Через полгода после описанной выше встречи у меня вышла статья, где излагались результаты новых экспериментов. Я послала ее Михаилу Моисеевичу почтой с надписью: «С благодарностью за прошлую и в надежде на будущую критику». Это и был жест отчаяния в смысле Пунина: оценки Бонгарда не оставляли никаких надежд.

В ответ очень быстро пришло письмо. Я приведу из него некоторые выдержки, чтобы читатель мог представить его тональность.

«Глубокоуважаемая Рита Марковна, спасибо за оттиск Вашей статьи. Я потерял, к сожалению, номер Вашего телефона. Поэтому должен прибегнуть к совершенно не свойственному мне способу общения — письму. Мне нравится идея попытаться понять, какими единицами человек оперирует при узнавании, запоминании и т. п. Однако раз уж Вы неосторожно пожелали «будущей критики», выскажу и соображения, заставляющие меня сомневаться как в некоторых выводах Вашей статьи, так и в возможности по времени… судить о структуре «первичных единиц узнавания».
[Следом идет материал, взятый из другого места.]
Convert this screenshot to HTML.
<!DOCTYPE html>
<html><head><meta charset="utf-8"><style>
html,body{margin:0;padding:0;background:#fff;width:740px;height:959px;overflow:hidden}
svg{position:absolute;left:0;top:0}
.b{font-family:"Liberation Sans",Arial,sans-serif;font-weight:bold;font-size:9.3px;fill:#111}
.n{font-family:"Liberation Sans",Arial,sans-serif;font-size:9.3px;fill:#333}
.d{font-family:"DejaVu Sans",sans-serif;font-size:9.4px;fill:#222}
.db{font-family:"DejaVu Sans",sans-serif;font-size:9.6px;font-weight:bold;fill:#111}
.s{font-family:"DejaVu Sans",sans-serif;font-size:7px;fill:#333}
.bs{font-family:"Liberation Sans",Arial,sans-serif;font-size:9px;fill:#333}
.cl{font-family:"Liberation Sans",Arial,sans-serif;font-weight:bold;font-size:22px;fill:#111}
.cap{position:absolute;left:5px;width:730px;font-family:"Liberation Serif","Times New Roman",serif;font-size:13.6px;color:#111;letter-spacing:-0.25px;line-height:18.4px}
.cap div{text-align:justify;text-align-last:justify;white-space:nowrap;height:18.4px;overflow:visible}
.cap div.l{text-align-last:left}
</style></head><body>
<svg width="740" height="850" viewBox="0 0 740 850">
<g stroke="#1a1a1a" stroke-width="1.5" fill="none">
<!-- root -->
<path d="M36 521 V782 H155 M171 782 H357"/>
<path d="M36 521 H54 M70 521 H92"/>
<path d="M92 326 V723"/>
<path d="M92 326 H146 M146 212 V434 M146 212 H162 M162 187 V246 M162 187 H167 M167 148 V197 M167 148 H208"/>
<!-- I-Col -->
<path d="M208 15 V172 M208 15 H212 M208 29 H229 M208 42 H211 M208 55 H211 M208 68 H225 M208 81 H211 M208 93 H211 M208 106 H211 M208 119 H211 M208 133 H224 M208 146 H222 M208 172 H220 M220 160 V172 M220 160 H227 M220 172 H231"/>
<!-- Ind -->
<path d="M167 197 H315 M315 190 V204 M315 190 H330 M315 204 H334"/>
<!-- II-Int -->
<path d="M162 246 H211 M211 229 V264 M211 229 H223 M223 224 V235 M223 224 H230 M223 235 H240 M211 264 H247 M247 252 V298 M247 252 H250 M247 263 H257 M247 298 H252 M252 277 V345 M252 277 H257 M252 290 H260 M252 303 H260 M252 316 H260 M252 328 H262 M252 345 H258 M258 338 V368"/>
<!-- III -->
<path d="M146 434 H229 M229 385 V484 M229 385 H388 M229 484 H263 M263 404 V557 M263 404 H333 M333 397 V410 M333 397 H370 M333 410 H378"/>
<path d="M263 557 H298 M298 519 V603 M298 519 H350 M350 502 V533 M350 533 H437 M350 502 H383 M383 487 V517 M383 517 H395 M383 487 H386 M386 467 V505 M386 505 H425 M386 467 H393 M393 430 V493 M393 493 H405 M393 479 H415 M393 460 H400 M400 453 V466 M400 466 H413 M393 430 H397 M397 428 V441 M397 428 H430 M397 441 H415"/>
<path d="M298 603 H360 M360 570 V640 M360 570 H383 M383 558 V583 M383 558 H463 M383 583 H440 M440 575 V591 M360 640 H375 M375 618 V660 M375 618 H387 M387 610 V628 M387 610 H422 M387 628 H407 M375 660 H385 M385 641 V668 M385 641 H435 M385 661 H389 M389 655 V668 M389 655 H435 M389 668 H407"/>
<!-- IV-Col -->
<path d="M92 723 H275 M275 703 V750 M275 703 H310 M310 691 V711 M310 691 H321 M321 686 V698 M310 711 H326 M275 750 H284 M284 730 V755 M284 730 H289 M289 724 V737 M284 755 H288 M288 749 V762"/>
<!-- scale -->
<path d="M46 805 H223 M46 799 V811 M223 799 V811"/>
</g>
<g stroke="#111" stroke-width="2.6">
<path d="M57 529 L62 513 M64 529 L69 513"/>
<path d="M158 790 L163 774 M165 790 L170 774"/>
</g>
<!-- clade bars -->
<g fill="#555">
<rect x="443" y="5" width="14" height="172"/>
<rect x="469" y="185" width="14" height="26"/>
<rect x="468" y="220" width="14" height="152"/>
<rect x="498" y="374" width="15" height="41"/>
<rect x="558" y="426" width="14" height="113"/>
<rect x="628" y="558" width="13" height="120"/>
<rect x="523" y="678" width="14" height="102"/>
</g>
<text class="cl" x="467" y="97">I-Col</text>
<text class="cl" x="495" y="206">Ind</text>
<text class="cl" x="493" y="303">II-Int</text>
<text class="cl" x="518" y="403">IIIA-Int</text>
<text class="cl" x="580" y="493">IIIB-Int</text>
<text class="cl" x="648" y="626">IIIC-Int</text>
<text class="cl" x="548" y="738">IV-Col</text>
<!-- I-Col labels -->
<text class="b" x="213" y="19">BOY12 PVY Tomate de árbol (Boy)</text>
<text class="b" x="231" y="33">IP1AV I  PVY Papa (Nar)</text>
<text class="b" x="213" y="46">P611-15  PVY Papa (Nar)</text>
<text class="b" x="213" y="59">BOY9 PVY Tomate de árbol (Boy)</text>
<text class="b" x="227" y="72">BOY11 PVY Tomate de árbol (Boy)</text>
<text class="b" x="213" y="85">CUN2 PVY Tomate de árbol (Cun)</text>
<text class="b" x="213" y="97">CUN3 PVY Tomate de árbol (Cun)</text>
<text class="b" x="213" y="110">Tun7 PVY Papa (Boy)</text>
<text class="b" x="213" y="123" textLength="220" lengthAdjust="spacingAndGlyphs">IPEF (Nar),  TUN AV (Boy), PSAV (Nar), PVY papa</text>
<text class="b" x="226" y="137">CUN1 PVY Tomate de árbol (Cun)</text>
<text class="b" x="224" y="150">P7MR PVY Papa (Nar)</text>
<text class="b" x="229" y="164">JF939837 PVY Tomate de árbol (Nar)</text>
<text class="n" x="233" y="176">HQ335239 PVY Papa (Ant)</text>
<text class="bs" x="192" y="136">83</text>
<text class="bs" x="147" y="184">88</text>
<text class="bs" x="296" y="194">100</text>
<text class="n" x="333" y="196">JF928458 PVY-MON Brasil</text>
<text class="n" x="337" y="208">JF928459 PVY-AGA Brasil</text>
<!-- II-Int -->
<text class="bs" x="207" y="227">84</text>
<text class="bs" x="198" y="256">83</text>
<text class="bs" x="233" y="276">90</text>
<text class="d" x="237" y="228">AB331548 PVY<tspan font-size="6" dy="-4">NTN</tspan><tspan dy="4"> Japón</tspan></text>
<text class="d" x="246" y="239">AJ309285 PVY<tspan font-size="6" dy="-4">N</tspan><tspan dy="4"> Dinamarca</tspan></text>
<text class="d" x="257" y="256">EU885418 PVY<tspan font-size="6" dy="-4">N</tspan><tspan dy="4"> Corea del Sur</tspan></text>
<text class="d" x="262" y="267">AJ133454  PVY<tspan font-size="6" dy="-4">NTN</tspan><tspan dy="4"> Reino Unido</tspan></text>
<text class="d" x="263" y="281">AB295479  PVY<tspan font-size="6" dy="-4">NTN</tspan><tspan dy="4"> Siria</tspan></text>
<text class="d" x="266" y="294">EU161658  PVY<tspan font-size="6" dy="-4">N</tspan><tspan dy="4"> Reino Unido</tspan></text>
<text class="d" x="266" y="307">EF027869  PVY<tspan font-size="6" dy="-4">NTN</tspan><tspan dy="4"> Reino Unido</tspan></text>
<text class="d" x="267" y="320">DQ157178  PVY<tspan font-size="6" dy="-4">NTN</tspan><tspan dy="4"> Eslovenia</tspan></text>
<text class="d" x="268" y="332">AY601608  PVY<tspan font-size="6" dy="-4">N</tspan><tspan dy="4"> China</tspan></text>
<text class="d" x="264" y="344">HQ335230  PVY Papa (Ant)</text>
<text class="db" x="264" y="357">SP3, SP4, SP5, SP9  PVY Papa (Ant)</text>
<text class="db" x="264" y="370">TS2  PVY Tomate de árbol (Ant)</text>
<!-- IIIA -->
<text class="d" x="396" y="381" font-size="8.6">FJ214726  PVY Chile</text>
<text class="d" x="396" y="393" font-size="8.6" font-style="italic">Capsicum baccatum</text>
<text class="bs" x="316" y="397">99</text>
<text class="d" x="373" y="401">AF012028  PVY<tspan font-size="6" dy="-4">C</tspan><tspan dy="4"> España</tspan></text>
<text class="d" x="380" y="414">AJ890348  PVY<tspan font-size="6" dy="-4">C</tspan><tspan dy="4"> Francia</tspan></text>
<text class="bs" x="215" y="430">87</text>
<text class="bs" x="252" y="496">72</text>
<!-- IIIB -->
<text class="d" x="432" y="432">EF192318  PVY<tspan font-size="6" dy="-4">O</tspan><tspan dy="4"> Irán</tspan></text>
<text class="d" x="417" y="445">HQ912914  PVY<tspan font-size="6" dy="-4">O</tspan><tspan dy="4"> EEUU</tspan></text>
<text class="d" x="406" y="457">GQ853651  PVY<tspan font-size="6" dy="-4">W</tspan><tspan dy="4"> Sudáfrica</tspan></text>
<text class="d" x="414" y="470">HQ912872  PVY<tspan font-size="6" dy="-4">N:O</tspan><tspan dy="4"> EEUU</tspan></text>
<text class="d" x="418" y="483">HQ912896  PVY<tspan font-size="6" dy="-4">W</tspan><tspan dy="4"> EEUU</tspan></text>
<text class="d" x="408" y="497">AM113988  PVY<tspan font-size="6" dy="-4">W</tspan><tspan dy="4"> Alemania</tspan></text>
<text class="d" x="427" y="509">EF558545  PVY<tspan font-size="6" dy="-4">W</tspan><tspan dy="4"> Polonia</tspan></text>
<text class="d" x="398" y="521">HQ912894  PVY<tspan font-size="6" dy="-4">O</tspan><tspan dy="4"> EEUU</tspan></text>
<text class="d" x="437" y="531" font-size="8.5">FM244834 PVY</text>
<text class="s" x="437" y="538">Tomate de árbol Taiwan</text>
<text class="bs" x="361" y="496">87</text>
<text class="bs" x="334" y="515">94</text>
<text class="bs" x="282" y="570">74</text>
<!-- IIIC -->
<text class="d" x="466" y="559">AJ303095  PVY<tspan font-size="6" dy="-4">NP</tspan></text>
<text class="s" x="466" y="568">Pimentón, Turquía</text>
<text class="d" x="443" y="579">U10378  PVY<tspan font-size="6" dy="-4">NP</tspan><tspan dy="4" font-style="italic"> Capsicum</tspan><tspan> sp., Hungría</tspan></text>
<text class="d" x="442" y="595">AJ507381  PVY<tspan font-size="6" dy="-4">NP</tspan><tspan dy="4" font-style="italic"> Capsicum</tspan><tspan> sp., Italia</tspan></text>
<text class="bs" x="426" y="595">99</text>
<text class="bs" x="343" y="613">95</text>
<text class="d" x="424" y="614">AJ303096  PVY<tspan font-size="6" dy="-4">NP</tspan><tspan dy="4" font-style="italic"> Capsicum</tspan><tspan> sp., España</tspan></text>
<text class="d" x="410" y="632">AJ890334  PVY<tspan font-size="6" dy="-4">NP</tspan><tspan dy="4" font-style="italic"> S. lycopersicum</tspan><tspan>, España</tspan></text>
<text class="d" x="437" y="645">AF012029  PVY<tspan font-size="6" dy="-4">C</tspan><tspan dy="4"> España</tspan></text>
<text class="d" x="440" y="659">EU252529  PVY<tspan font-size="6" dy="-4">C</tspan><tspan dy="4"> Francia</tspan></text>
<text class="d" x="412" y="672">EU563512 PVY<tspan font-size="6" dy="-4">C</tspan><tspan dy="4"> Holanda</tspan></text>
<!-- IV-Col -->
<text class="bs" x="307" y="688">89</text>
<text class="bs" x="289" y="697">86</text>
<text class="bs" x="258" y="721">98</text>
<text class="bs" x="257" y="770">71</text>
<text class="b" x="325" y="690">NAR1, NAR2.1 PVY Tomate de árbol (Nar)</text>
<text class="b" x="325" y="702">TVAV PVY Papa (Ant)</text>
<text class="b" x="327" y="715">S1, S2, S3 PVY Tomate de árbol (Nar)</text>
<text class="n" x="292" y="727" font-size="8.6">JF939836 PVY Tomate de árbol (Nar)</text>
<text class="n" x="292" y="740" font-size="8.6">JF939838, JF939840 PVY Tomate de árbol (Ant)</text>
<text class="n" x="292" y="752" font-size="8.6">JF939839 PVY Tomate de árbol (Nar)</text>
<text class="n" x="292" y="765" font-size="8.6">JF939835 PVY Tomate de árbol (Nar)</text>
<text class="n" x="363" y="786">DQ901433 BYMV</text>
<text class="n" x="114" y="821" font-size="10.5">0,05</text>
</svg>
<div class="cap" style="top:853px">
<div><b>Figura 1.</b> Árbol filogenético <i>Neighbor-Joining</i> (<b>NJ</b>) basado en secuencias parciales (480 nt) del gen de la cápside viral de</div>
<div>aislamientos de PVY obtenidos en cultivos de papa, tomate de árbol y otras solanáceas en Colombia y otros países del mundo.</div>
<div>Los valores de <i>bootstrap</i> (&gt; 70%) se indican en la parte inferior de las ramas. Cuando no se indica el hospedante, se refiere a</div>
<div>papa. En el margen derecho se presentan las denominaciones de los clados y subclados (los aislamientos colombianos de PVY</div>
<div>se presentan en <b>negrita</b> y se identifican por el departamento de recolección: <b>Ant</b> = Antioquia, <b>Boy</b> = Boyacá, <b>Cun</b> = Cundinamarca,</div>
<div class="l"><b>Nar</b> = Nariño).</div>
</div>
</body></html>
Далее на полутора страницах — анализ и критика моего эксперимента. Заканчивается письмо так

«Если Вам это интересно, я с удовольствием готов поговорить с Вами поподробнее. Мой телефон… адрес… С уважением, М. Бонгард».
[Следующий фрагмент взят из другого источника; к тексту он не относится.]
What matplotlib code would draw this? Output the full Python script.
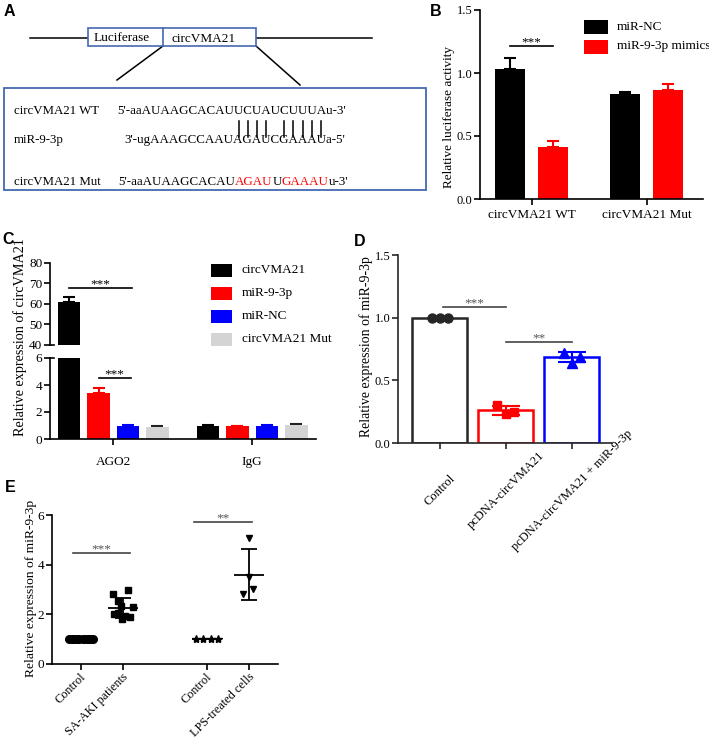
import numpy as np
import matplotlib
matplotlib.use('Agg')
import matplotlib.pyplot as plt
from matplotlib.patches import Rectangle
from matplotlib.font_manager import FontProperties
import matplotlib.transforms as mtransforms

plt.rcParams['font.family'] = ['Liberation Serif', 'DejaVu Serif']
plt.rcParams['font.size'] = 9.5
plt.rcParams['axes.linewidth'] = 1.2
plt.rcParams['xtick.major.width'] = 1.2
plt.rcParams['ytick.major.width'] = 1.2
plt.rcParams['xtick.major.size'] = 4
plt.rcParams['ytick.major.size'] = 4
plt.rcParams['xtick.major.pad'] = 3
plt.rcParams['ytick.major.pad'] = 1.5

# ---------------- data ----------------
# Panel A
a_labels = ['circVMA21 WT', 'miR-9-3p', 'circVMA21 Mut']
a_seq_wt = "5'-aaAUAAGCACAUUCUAUCUUUAu-3'"
a_seq_mir = "3'-ugAAAGCCAAUAGAUCGAAAUa-5'"
a_seq_mut_parts = ["5'-aaAUAAGCACAU", "AGAU", "U", "GAAAU", "u-3'"]
a_seq_mut_colors = ['black', 'red', 'black', 'red', 'black']
a_pair_index = [15, 16, 17, 18, 20, 21, 22, 23, 24]

# Panel B
b_groups = ['circVMA21 WT', 'circVMA21 Mut']
b_series = ['miR-NC', 'miR-9-3p mimics']
b_colors = ['black', 'red']
b_means = [[1.03, 0.836], [0.413, 0.862]]
b_errs = [[0.09, 0.016], [0.047, 0.053]]

# Panel C
c_groups = ['AGO2', 'IgG']
c_series = ['circVMA21', 'miR-9-3p', 'miR-NC', 'circVMA21 Mut']
c_colors = ['black', 'red', 'blue', '#d4d4d4']
c_err_colors = ['black', 'red', 'blue', '#222222']
c_means = [[61.0, 1.0], [3.43, 0.98], [0.99, 1.0], [0.91, 1.04]]
c_errs = [[2.5, 0.02], [0.37, 0.02], [0.06, 0.06], [0.03, 0.08]]

# Panel D
d_groups = ['Control', 'pcDNA-circVMA21', 'pcDNA-circVMA21 + miR-9-3p']
d_points = [[1.0, 1.0, 1.0], [0.30, 0.23, 0.25], [0.72, 0.64, 0.69]]
d_offsets = [[-0.12, 0.0, 0.12], [-0.13, 0.0, 0.13], [-0.12, 0.0, 0.13]]
d_colors = ['#262626', 'red', 'blue']
d_markers = ['o', 's', '^']

# Panel E
e_groups = ['Control', 'SA-AKI patients', 'Control', 'LPS-treated cells']
e_positions = [0, 1, 3, 4]
e_values = [
    [1.0, 1.0, 1.0, 1.0, 1.0, 1.0, 1.0, 1.0, 1.0, 1.0],
    [2.8, 3.0, 2.55, 2.3, 2.35, 2.05, 1.95, 1.9, 1.8, 2.0],
    [1.0, 1.0, 1.0, 1.0],
    [5.07, 3.5, 2.82, 3.02],
]
e_offsets = [
    [-0.28, -0.22, -0.16, -0.10, -0.04, 0.04, 0.10, 0.16, 0.22, 0.28],
    [-0.24, 0.12, -0.12, 0.24, -0.05, -0.12, 0.05, 0.17, -0.02, -0.21],
    [-0.27, -0.09, 0.09, 0.27],
    [0.0, 0.0, -0.14, 0.10],
]
e_markers = ['o', 's', '*', 'v']
e_msizes = [5.5, 4.6, 6.0, 4.6]

# ---------------- figure ----------------
W, H = 709, 744
fig = plt.figure(figsize=(W / 100, H / 100), dpi=100)


def rect(x0, y0, x1, y1):
    return [x0 / W, 1 - y1 / H, (x1 - x0) / W, (y1 - y0) / H]


def style(ax, color='black'):
    for s in ['top', 'right']:
        ax.spines[s].set_visible(False)
    for s in ['left', 'bottom']:
        ax.spines[s].set_color(color)
    ax.tick_params(colors=color, labelcolor='black', labelsize=9.5)
    ax.tick_params(axis='y', labelsize=9)


def stars(ax, x0, x1, y, txt, lc='black', tc='black'):
    ax.plot([x0, x1], [y, y], color=lc, lw=1.2, clip_on=False)
    ax.annotate(txt, ((x0 + x1) / 2, y), xytext=(0, 0.5), textcoords='offset points',
                ha='center', va='baseline', color=tc, fontsize=9.5, annotation_clip=False)


# ---------------- Panel B ----------------
axB = fig.add_axes(rect(480, 10, 703, 199))
style(axB)
xb = np.arange(len(b_groups))
b_off = [-0.187, 0.187]
for i in range(len(b_series)):
    pos = xb + b_off[i]
    axB.bar(pos, b_means[i], width=0.257, color=b_colors[i], zorder=2)
    axB.errorbar(pos, b_means[i], yerr=[np.zeros(len(pos)), b_errs[i]], fmt='none',
                 ecolor=b_colors[i], elinewidth=1.5, capsize=4, capthick=1.5, zorder=1)
axB.set_xlim(-0.448, 1.49)
axB.set_ylim(0, 1.5)
axB.set_yticks([0, 0.5, 1.0, 1.5])
axB.set_yticklabels(['0.0', '0.5', '1.0', '1.5'])
axB.set_xticks(xb)
axB.set_xticklabels(b_groups)
stars(axB, xb[0] + b_off[0], xb[0] + b_off[1], 1.214, '***')

# ---------------- Panel C ----------------
axCt = fig.add_axes(rect(50, 263, 316, 345))
axCb = fig.add_axes(rect(50, 358, 316, 439))
xc = np.arange(len(c_groups))
c_off = [-0.318, -0.106, 0.106, 0.318]
for ax in (axCt, axCb):
    style(ax)
    ax.tick_params(axis='y', labelsize=9.5)
    for i in range(len(c_series)):
        pos = xc + c_off[i]
        ax.bar(pos, c_means[i], width=0.162, color=c_colors[i], zorder=2)
        ax.errorbar(pos, c_means[i], yerr=[np.zeros(len(pos)), c_errs[i]], fmt='none',
                    ecolor=c_err_colors[i], elinewidth=1.5, capsize=4, capthick=1.5, zorder=1)
    ax.set_xlim(-0.455, 1.459)
axCt.set_ylim(40, 80)
axCt.set_yticks([40, 50, 60, 70, 80])
axCt.spines['bottom'].set_visible(False)
axCt.set_xticks([])
axCb.set_ylim(0, 6)
axCb.set_yticks([0, 2, 4, 6])
axCb.set_xticks(xc)
axCb.set_xticklabels(c_groups)
axCb.tick_params(axis='x', pad=8)
# break marks
axCt.plot([0, 0.016], [0, 0], transform=axCt.transAxes, color='black', lw=1.2, clip_on=False)
axCb.plot([0, 0.016], [1, 1], transform=axCb.transAxes, color='black', lw=1.2, clip_on=False)
stars(axCt, xc[0] + c_off[0], xc[0] + c_off[2] + 0.03, 68, '***')
stars(axCb, xc[0] + c_off[1], xc[0] + c_off[2] + 0.02, 4.5, '***')

# ---------------- Panel D ----------------
dcol = '#262626'
axD = fig.add_axes(rect(398, 255, 612, 443))
style(axD, dcol)
xd = np.arange(len(d_groups))
d_means = [np.mean(p) for p in d_points]
d_sds = [np.std(p, ddof=1) for p in d_points]
axD.bar(xd, d_means, width=0.83, facecolor='white', edgecolor=d_colors, linewidth=1.8, zorder=1)
for i in range(len(d_groups)):
    xs = xd[i] + np.array(d_offsets[i])
    axD.plot(xs, d_points[i], linestyle='none', marker=d_markers[i], color=d_colors[i],
             markersize=6.5 if d_markers[i] != 's' else 6, zorder=3, clip_on=False)
    if d_sds[i] > 0:
        axD.errorbar(xd[i], d_means[i], yerr=d_sds[i], fmt='none', ecolor=d_colors[i],
                     elinewidth=1.5, capsize=10, capthick=1.5, zorder=4)
axD.set_xlim(-0.63, 2.61)
axD.set_ylim(0, 1.5)
axD.set_yticks([0, 0.5, 1.0, 1.5])
axD.set_yticklabels(['0.0', '0.5', '1.0', '1.5'])
axD.set_xticks(xd)
axD.set_xticklabels([''] * len(xd))
trD = mtransforms.blended_transform_factory(axD.transData, axD.transAxes)
for i, lab in enumerate(d_groups):
    axD.text(xd[i], -0.25, lab, transform=trD, rotation=45, ha='center', va='center', fontsize=9)
stars(axD, 0.05, 1.0, 1.085, '***', lc='#444444', tc='#555555')
stars(axD, 1.0, 2.0, 0.806, '**', lc='#444444', tc='#555555')

# ---------------- Panel E ----------------
axE = fig.add_axes(rect(52, 515, 278, 664))
style(axE)
axE.tick_params(axis='y', labelsize=9.5)
for i in range(len(e_groups)):
    xs = e_positions[i] + np.array(e_offsets[i])
    vals = np.array(e_values[i])
    axE.plot(xs, vals, linestyle='none', marker=e_markers[i], color='black',
             markersize=e_msizes[i], zorder=2, clip_on=False)
    m = vals.mean()
    sd = vals.std(ddof=1)
    axE.hlines(m, e_positions[i] - 0.35, e_positions[i] + 0.35, color='black', lw=1.3, zorder=3)
    if sd > 0:
        axE.errorbar(e_positions[i], m, yerr=sd, fmt='none', ecolor='black',
                     elinewidth=1.3, capsize=6, capthick=1.3, zorder=3)
axE.set_xlim(-0.69, 4.69)
axE.set_ylim(0, 6)
axE.set_yticks([0, 2, 4, 6])
axE.set_xticks(e_positions)
axE.set_xticklabels([''] * len(e_positions))
trE = mtransforms.blended_transform_factory(axE.transData, axE.transAxes)
for p, lab in zip(e_positions, e_groups):
    axE.text(p + 0.08, -0.075, lab, transform=trE, rotation=45, ha='right', va='center',
             rotation_mode='anchor', fontsize=8.8)
stars(axE, -0.2, 1.17, 4.47, '***', lc='#444444', tc='#555555')
stars(axE, 2.69, 4.07, 5.72, '**', lc='#444444', tc='#555555')

# ---------------- overlay: panel A, legends, labels ----------------
ov = fig.add_axes([0, 0, 1, 1], zorder=5)
ov.set_xlim(0, W)
ov.set_ylim(H, 0)
ov.set_axis_off()

blue_box = '#4368b0'
ov.plot([30, 372], [37.5, 37.5], color='black', lw=1.1, zorder=1)
ov.add_patch(Rectangle((88, 28), 168, 18, facecolor='white', edgecolor=blue_box, lw=1.2, zorder=3))
ov.plot([163, 163], [28, 46], color=blue_box, lw=1.2, zorder=4)
ov.text(94, 38, 'Luciferase', fontsize=9.5, va='center', ha='left', zorder=5)
ov.text(172, 39, 'circVMA21', fontsize=9.5, va='center', ha='left', zorder=5)
ov.plot([163, 117], [46, 80], color='black', lw=1.1)
ov.plot([256, 300], [46, 85], color='black', lw=1.1)
ov.add_patch(Rectangle((4, 88), 422, 102, fill=False, edgecolor=blue_box, lw=1.3))

row_y = [111, 140, 182]
for lab, y in zip(a_labels, row_y):
    ov.text(14, y, lab, fontsize=9.3, va='center', ha='left')

renderer = fig.canvas.get_renderer()
fam = ['Liberation Serif', 'DejaVu Serif']


def text_w(s, fs):
    fp = FontProperties(family=fam, size=fs)
    w, h, d = renderer.get_text_width_height_descent(s, fp, ismath=False)
    return w


fs0 = 10.0
fs_seq = fs0 * 230.0 / text_w(a_seq_wt, fs0)
x_wt = 117
ov.text(x_wt, row_y[0], a_seq_wt, fontsize=fs_seq, va='center', ha='left')
ov.text(124, row_y[1], a_seq_mir, fontsize=fs_seq, va='center', ha='left')
xm = 118
for part, col in zip(a_seq_mut_parts, a_seq_mut_colors):
    ov.text(xm, row_y[2], part, fontsize=fs_seq, va='center', ha='left', color=col)
    xm += text_w(part, fs_seq)
for idx in a_pair_index:
    xc0 = x_wt + (text_w(a_seq_wt[:idx], fs_seq) + text_w(a_seq_wt[:idx + 1], fs_seq)) / 2
    ov.plot([xc0, xc0], [121, 136.5], color='black', lw=1.1)

# legend B
for i, (name, col) in enumerate(zip(b_series, b_colors)):
    yc = [27, 46.5][i]
    ov.add_patch(Rectangle((584, yc - 7), 24, 14, facecolor=col, edgecolor='none'))
    ov.text(617, yc, name, fontsize=9.5, va='center', ha='left')

# legend C
for i, (name, col) in enumerate(zip(c_series, c_colors)):
    yc = 270 + 23 * i
    ov.add_patch(Rectangle((211, yc - 6.5), 21, 13, facecolor=col, edgecolor='none'))
    ov.text(242, yc, name, fontsize=9.5, va='center', ha='left')

# y labels
ov.text(449, 117.5, 'Relative luciferase activity', rotation=90, ha='center', va='center', fontsize=9.5)
ov.text(20.5, 337.5, 'Relative expression of circVMA21', rotation=90, ha='center', va='center', fontsize=10.2)
ov.text(366, 347, 'Relative expression of miR-9-3p', rotation=90, ha='center', va='center', fontsize=9.9)
ov.text(31, 588, 'Relative expression of miR-9-3p', rotation=90, ha='center', va='center', fontsize=9.7)

# panel letters
for let, (x, y) in zip('ABCDE', [(9.5, 12), (436, 12), (8.5, 240), (359.5, 242), (10, 488)]):
    ov.text(x, y, let, fontsize=11.5, fontweight='bold', family=['Liberation Sans', 'DejaVu Sans'],
            ha='center', va='center')

fig.savefig('out.png', dpi=100)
На этот раз Михаил Моисеевич в своей критике был полностью прав. Именно поэтому я ему не позвонила и не написала. Здесь мне не хватило опыта — но не опыта жизни в науке, а просто жизненного опыта. Я не оценила того, что сам факт письма для человека, который вообще не писал писем, был значим. Я не поняла, что только собрат по науке мог написать: «Я сформулировал бы результаты второго эксперимента так..». И доброту, скрытую за словами «раз уж Вы неосторожно пожелали…», я тоже не разглядела. Каким-то смутным образом я чувствовала, что Михаил Моисеевич был добрым человеком, но это вызывало у меня еще большую скованность.

Спустя некоторое время, быть может, еще через полгода, одна из моих старших коллег, покойная Е. М. Вольф, знакомая с Бонгардом домами, увидев меня в коридоре института, сказала: «А о вас Мика Бонгард спрашивает, почему вы не появляетесь». Что мне было ответить? Что я робею? Что я боюсь разрушительной критики? Собственно, я предполагала появиться: на этот раз в виде довольно солидной монографии, которая лежала в издательстве и через год должна была выйти. Почему книга казалась мне лучше меня самой, сегодня я не могу объяснить. Рассказывала о своих работах я так же, как писала, не лучше и не хуже. Наконец, перед летними каникулами 1971 года я послала М. М. Бонгарду книгу. Теперь мне было что сказать. И когда осенью я узнала, что сказать уже некому, я отказалась в это поверить.

Письмо Бонгарда лежит у меня в среднем ящике стола, в стопке писем, полученных недавно. Выделяется оно из них совершенно пожелтевшим конвертом.